Earth

The race is on to sample an ancient Antarctic lake

The British Antarctic Survey Press Office announced yesterday (January 15, 2012) that a team of four British engineers has returned home after a grueling yet successful journey to remote Antarctica, Earth’s southernmost continent, with the most hostile climate on our planet. The goal of the journey was to place equipment and supplies in place for drilling into Antarctica’s subglacial Lake Ellsworth in late 2012. This ancient lake is buried beneath two miles (three kilometers) of ice in Antarctica. Scientists say the lake has been isolated from the outside world for at least 125,000 years – maybe a million.
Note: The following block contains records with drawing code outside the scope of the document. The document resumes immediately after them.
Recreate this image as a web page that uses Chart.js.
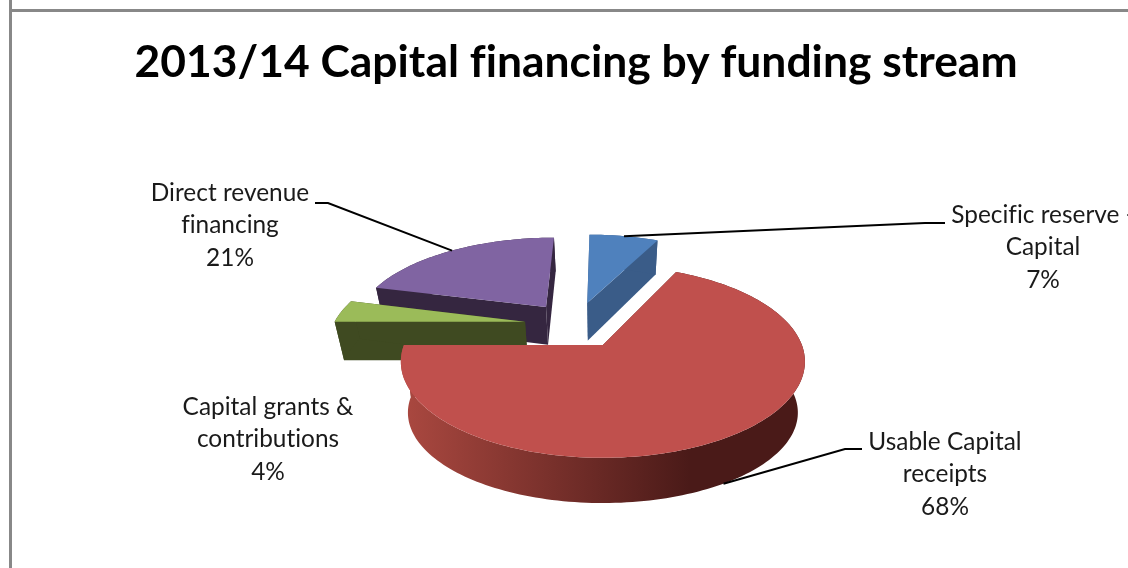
<!DOCTYPE html>
<html lang="en">
<head>
    <meta charset="UTF-8">
    <title>2013/14 Capital financing by funding stream</title>
    <script src="https://cdn.jsdelivr.net/npm/chart.js"></script>
    <style>
        body { margin: 0; background: #fff; overflow: hidden; }
        .wrap { position: relative; width: 1128px; height: 568px; }
        .rule-top { position: absolute; left: 9px; right: 0; top: 9px; height: 3px; background: #888; }
        .rule-left { position: absolute; left: 9px; top: 0; bottom: 0; width: 3px; background: #888; }
        canvas { position: absolute; left: 0; top: 0; }
    </style>
</head>
<body>
    <div class="wrap">
        <div class="rule-top"></div>
        <div class="rule-left"></div>
        <canvas id="myChart" width="1128" height="568"></canvas>
    </div>

    <script>
        const chartTitle = '2013/14 Capital financing by funding stream';
        const categories = ['Specific reserve - Capital', 'Usable Capital receipts', 'Capital grants & contributions', 'Direct revenue financing'];
        const labelLines = [['Specific reserve -', 'Capital'], ['Usable Capital', 'receipts'], ['Capital grants &', 'contributions'], ['Direct revenue', 'financing']];
        const values = [7, 68, 4, 21];

        const topColors = ['#4f81bd', '#c0504d', '#9bbb59', '#8064a2'];
        const wallColors = ['#3a5c88', '#4a1a18', '#3f4a21', '#352640'];

        // label box centre, first line centre, and the end of the leader line (null = no leader)
        const labelPlaces = [
            { x: 1043, y: 215, elbow: [[925, 223], [945, 223]] },
            { x: 945, y: 442, elbow: [[845, 449], [862, 449]] },
            { x: 268, y: 407, elbow: null },
            { x: 230, y: 193, elbow: [[328, 203], [315, 203]] }
        ];

        // camera used to tilt the pie
        const view = { cx: 603, cy: 345, rx: 199, ry: 93.3, k: 0.174, centerU: -0.144, centerV: 0.227 };
        const explodeOffset = 56.5;  // px, comes out at 0.27 of the pie radius
        const bigSlice = 1;  // its underside is squashed a little more than the others
        const drawOrder = [3, 2, 0, 1];  // back to front

        // disc coordinates (radius = 1, v points away) -> screen
        function project(u, v) {
            const d = 1 + view.k * v;
            return [view.cx + view.rx * u / d, view.cy - view.ry * v / d];
        }

        // same point on the underside of the pie
        function drop(u, v, i) {
            const p = project(u, v);
            const y = i === bigSlice
                ? view.cy + 52 + (p[1] - view.cy) * 0.94
                : p[1] + 39.7 / (1 + 0.12 * v);
            return [view.cx + (p[0] - view.cx) * 0.965, y];
        }

        function apexOf(arc) {
            const mid = (arc.startAngle + arc.endAngle) / 2;
            const e = arc.options.offset / arc.outerRadius;
            return [view.centerU + e * Math.cos(mid), view.centerV - e * Math.sin(mid)];
        }

        function outline(arc) {
            const apex = apexOf(arc);
            const pts = [apex];
            const steps = Math.ceil((arc.endAngle - arc.startAngle) * 40);
            for (let i = 0; i <= steps; i++) {
                const a = arc.startAngle + (arc.endAngle - arc.startAngle) * i / steps;
                pts.push([apex[0] + Math.cos(a), apex[1] - Math.sin(a)]);
            }
            return pts;
        }

        function tracePoly(ctx, pts) {
            ctx.beginPath();
            pts.forEach((p, i) => i ? ctx.lineTo(p[0], p[1]) : ctx.moveTo(p[0], p[1]));
            ctx.closePath();
        }

        const tiltedPie = {
            id: 'tiltedPie',
            beforeDraw(chart) {
                chart.ctx.letterSpacing = '0.01px';  // keeps "fi" as two letters
            },
            beforeDatasetDraw(chart, args) {
                const ctx = chart.ctx;
                const arcs = args.meta.data;
                drawOrder.forEach(i => {
                    const pts = outline(arcs[i]);
                    const rim = pts.slice(1);
                    let wall = wallColors[i];
                    if (i === bigSlice) {
                        wall = ctx.createLinearGradient(410, 0, 690, 0);
                        wall.addColorStop(0, '#a8473f');
                        wall.addColorStop(1, wallColors[i]);
                    }
                    const top = p => project(p[0], p[1]);
                    const low = p => drop(p[0], p[1], i);
                    ctx.save();
                    ctx.fillStyle = wall;
                    // cut faces, then the curved band in one piece
                    [[pts[0], rim[0]], [pts[0], rim[rim.length - 1]]].forEach(e => {
                        tracePoly(ctx, [top(e[0]), top(e[1]), low(e[1]), low(e[0])]);
                        ctx.fill();
                    });
                    tracePoly(ctx, rim.map(top).concat(rim.slice().reverse().map(low)));
                    ctx.fill();
                    tracePoly(ctx, pts.map(top));
                    ctx.fillStyle = arcs[i].options.backgroundColor;
                    ctx.fill();
                    ctx.restore();
                });
                return false;
            },
            afterDraw(chart) {
                const ctx = chart.ctx;
                const arcs = chart.getDatasetMeta(0).data;
                ctx.save();
                ctx.strokeStyle = '#000';
                ctx.lineWidth = 2;
                ctx.fillStyle = '#1a1a1a';
                ctx.font = '24.4px Lato';
                ctx.textAlign = 'center';
                ctx.textBaseline = 'middle';
                labelPlaces.forEach((place, i) => {
                    const lines = labelLines[i].concat(values[i] + '%');
                    lines.forEach((line, n) => ctx.fillText(line, place.x, place.y + n * 32.5));
                    if (!place.elbow) return;
                    // leader starts on the middle of the slice's outer edge
                    const apex = apexOf(arcs[i]);
                    const mid = (arcs[i].startAngle + arcs[i].endAngle) / 2;
                    const u = apex[0] + Math.cos(mid), v = apex[1] - Math.sin(mid);
                    const start = i === bigSlice ? drop(u, v, i) : project(u, v);
                    ctx.beginPath();
                    ctx.moveTo(start[0], start[1]);
                    place.elbow.forEach(p => ctx.lineTo(p[0], p[1]));
                    ctx.stroke();
                });
                ctx.restore();
            }
        };

        new Chart(document.getElementById('myChart'), {
            type: 'pie',
            data: {
                labels: categories,
                datasets: [{
                    data: values,
                    backgroundColor: topColors,
                    borderWidth: 0,
                    offset: explodeOffset
                }]
            },
            options: {
                responsive: false,
                animation: false,
                layout: { padding: { left: 24 } },
                plugins: {
                    legend: { display: false },
                    tooltip: { enabled: false },
                    title: {
                        display: true,
                        text: chartTitle,
                        color: '#000',
                        font: { family: 'Lato', size: 44.4, weight: 'bold', lineHeight: 1.2 },
                        padding: { top: 36, bottom: 0 }
                    }
                }
            },
            plugins: [tiltedPie]
        });
    </script>
</body>
</html>
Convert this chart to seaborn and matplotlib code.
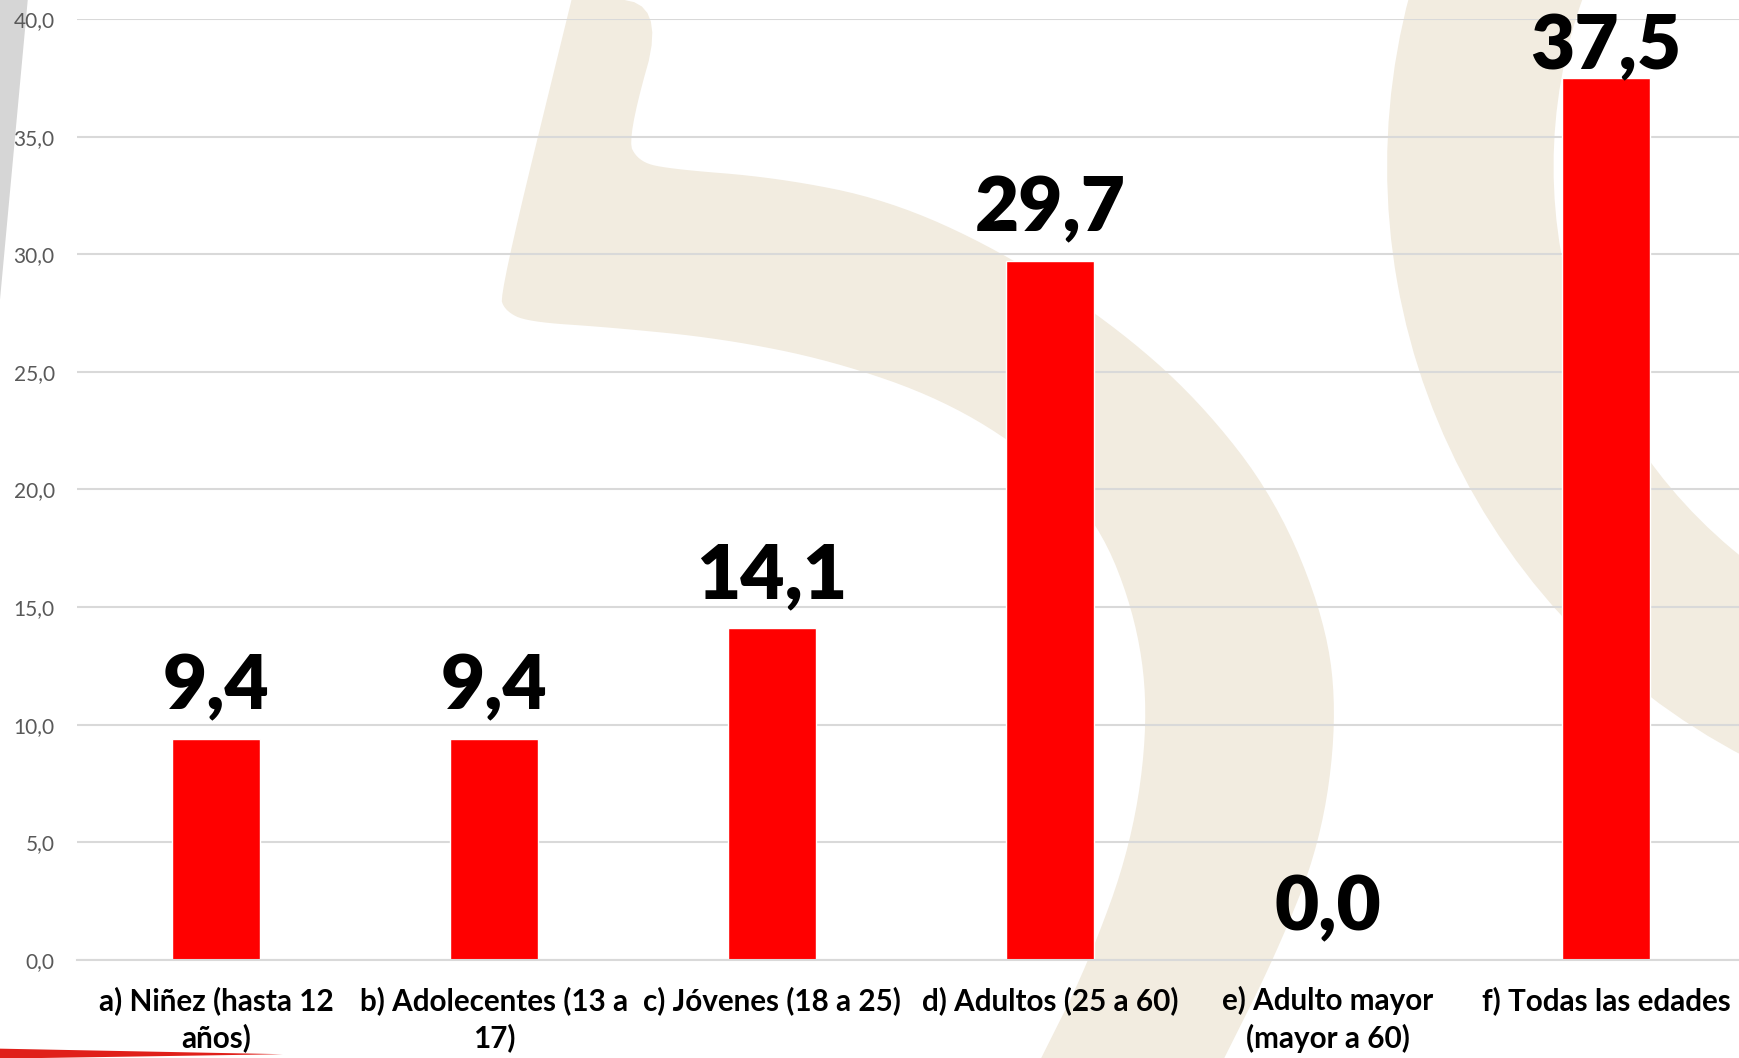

British, Russian and American science teams are all trying to become the first to sample an ancient Antarctic lake.

Via WiredUK

The British Subglacial Lake Ellsworth Advance Party – which, according to a press release, endured temperatures of minus 35°C – successfully used a powerful tractor-train to tow nearly 70 British tonnes (nearly 80 tons in U.S. measure) of equipment across Antarctica’s ice over deep snow and steep mountain passes.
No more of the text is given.